Like black, white, and oolong tea, green tea comes from the Camellia sinensis plant.  

Its leaves are harvested and quickly heated to prevent oxidation. They are processed by sun drying, firing, or steaming.  

Once the leaves are processed, they are rolled and dried. From there, they can be packaged, sold, and steeped in hot water to create tea. 

Green tea can be served hot or cold and has an earthy, vegetable-like taste. It can range from yellowish-green to light brown in color. One serving of green tea typically contains 10 to 25 mg of caffeine. 

 

What Is Matcha Green Tea? 

Matcha tea also stems from the Camellia sinensis plant. However, it undergoes different harvesting and processing steps than green tea. 

First, matcha tea leaves are grown in the shade during harvest. This shading process allows them to grow protected from sunlight which helps them develop unique properties. 

When harvested, the leaves are dried rather than heated. In addition, the stems and veins are removed so that the leaves can be ground into a fine powder. The powder can then be mixed into beverages or used in recipes.  

Matcha powder has a similar earthy, vegetable-like taste to green tea but can also have bitter or sweet undertones. It has a distinct bright green hue. One serving contains anywhere from 20 to 45 mg of caffeine. 

 

Green Tea Vs. Matcha Green Tea 

The differences between green tea and matcha green tea largely stem from how they are each processed and prepared.   

Green tea is heated then dried after harvest, whereas matcha green tea is just dried. On the other hand, matcha green tea leaves have their stems and veins removed before being grounded into a powder during processing. Green tea leaves do not undergo this process. 

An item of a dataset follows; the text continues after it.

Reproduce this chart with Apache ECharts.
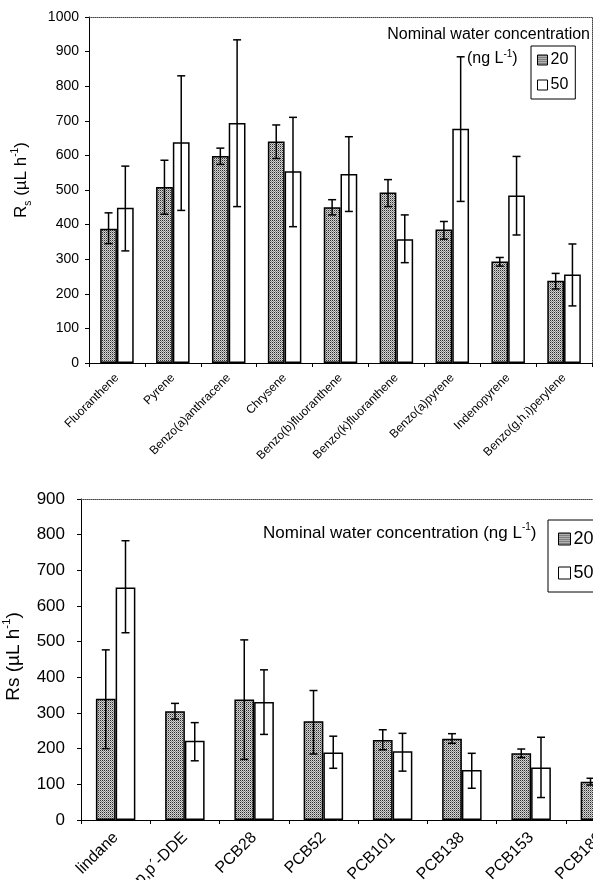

Green tea and matcha green tea are also prepared and served differently. Green tea comes in a tea bag and is steeped to make tea. Matcha tea, on the other hand, comes in powder form and is whisked with hot water to form a foamy texture.  

Matcha has a bolder taste than green tea, making it great for beverages and recipes alike. Its versatility, higher caffeine content, and unique preparation process generally makes matcha tea more expensive than green tea. 

 

However, whether you opt for green tea or matcha tea is totally up to preference. Both are soothing yet energizing beverages that can be great additions to your daily routine.